▸ INFORMATION SHOWN
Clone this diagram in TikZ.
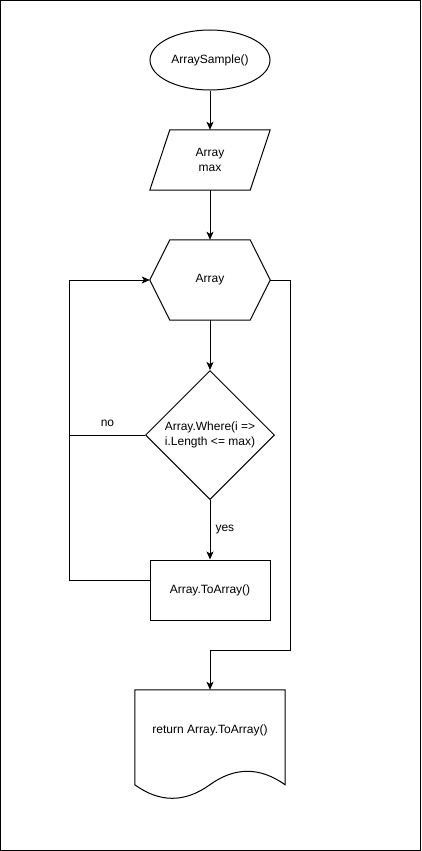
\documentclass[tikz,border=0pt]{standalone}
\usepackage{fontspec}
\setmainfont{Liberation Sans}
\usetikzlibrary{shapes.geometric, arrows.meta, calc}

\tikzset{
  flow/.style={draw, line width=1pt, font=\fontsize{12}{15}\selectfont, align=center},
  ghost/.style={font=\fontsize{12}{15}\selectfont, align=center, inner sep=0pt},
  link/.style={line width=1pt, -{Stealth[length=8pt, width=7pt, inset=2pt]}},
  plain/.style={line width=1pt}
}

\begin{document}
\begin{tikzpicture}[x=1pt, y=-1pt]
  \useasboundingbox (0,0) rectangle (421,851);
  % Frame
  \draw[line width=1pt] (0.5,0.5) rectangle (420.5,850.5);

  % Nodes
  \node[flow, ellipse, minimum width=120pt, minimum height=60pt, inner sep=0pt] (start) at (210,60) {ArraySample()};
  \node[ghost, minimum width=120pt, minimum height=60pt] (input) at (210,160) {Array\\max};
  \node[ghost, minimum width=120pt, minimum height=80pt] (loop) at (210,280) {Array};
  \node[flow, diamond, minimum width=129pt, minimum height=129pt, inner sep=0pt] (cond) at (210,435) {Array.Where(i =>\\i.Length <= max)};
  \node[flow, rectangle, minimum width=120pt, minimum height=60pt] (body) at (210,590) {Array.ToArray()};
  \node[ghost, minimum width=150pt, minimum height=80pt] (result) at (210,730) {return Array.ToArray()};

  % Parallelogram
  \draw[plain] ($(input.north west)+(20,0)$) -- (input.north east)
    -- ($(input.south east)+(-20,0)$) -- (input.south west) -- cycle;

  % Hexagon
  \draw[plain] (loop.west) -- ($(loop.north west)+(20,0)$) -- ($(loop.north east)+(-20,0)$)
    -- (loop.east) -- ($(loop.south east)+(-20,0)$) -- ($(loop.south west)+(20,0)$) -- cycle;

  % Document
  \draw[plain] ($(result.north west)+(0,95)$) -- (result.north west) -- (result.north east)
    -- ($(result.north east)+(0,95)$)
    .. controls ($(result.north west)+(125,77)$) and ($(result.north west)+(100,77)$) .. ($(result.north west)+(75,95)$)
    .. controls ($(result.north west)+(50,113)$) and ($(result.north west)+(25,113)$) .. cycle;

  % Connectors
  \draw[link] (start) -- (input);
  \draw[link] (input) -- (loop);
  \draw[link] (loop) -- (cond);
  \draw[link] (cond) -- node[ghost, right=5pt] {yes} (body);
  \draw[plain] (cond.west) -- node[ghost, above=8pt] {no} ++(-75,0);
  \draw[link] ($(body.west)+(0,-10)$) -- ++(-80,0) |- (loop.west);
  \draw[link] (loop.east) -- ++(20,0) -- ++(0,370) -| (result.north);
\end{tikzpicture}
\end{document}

▸ EXERCISE AIM
Repeat the material exactly as it reads, without any of its pictures.

▸ RESULT OF THIS TASK
Clone this diagram in TikZ.
\documentclass[tikz,border=0pt]{standalone}
\usepackage{fontspec}
\setmainfont{Liberation Sans}
\usetikzlibrary{shapes.geometric, arrows.meta, calc}

\tikzset{
  flow/.style={draw, line width=1pt, font=\fontsize{12}{15}\selectfont, align=center},
  ghost/.style={font=\fontsize{12}{15}\selectfont, align=center, inner sep=0pt},
  link/.style={line width=1pt, -{Stealth[length=8pt, width=7pt, inset=2pt]}},
  plain/.style={line width=1pt}
}

\begin{document}
\begin{tikzpicture}[x=1pt, y=-1pt]
  \useasboundingbox (0,0) rectangle (421,851);
  % Frame
  \draw[line width=1pt] (0.5,0.5) rectangle (420.5,850.5);

  % Nodes
  \node[flow, ellipse, minimum width=120pt, minimum height=60pt, inner sep=0pt] (start) at (210,60) {ArraySample()};
  \node[ghost, minimum width=120pt, minimum height=60pt] (input) at (210,160) {Array\\max};
  \node[ghost, minimum width=120pt, minimum height=80pt] (loop) at (210,280) {Array};
  \node[flow, diamond, minimum width=129pt, minimum height=129pt, inner sep=0pt] (cond) at (210,435) {Array.Where(i =>\\i.Length <= max)};
  \node[flow, rectangle, minimum width=120pt, minimum height=60pt] (body) at (210,590) {Array.ToArray()};
  \node[ghost, minimum width=150pt, minimum height=80pt] (result) at (210,730) {return Array.ToArray()};

  % Parallelogram
  \draw[plain] ($(input.north west)+(20,0)$) -- (input.north east)
    -- ($(input.south east)+(-20,0)$) -- (input.south west) -- cycle;

  % Hexagon
  \draw[plain] (loop.west) -- ($(loop.north west)+(20,0)$) -- ($(loop.north east)+(-20,0)$)
    -- (loop.east) -- ($(loop.south east)+(-20,0)$) -- ($(loop.south west)+(20,0)$) -- cycle;

  % Document
  \draw[plain] ($(result.north west)+(0,95)$) -- (result.north west) -- (result.north east)
    -- ($(result.north east)+(0,95)$)
    .. controls ($(result.north west)+(125,77)$) and ($(result.north west)+(100,77)$) .. ($(result.north west)+(75,95)$)
    .. controls ($(result.north west)+(50,113)$) and ($(result.north west)+(25,113)$) .. cycle;

  % Connectors
  \draw[link] (start) -- (input);
  \draw[link] (input) -- (loop);
  \draw[link] (loop) -- (cond);
  \draw[link] (cond) -- node[ghost, right=5pt] {yes} (body);
  \draw[plain] (cond.west) -- node[ghost, above=8pt] {no} ++(-75,0);
  \draw[link] ($(body.west)+(0,-10)$) -- ++(-80,0) |- (loop.west);
  \draw[link] (loop.east) -- ++(20,0) -- ++(0,370) -| (result.north);
\end{tikzpicture}
\end{document}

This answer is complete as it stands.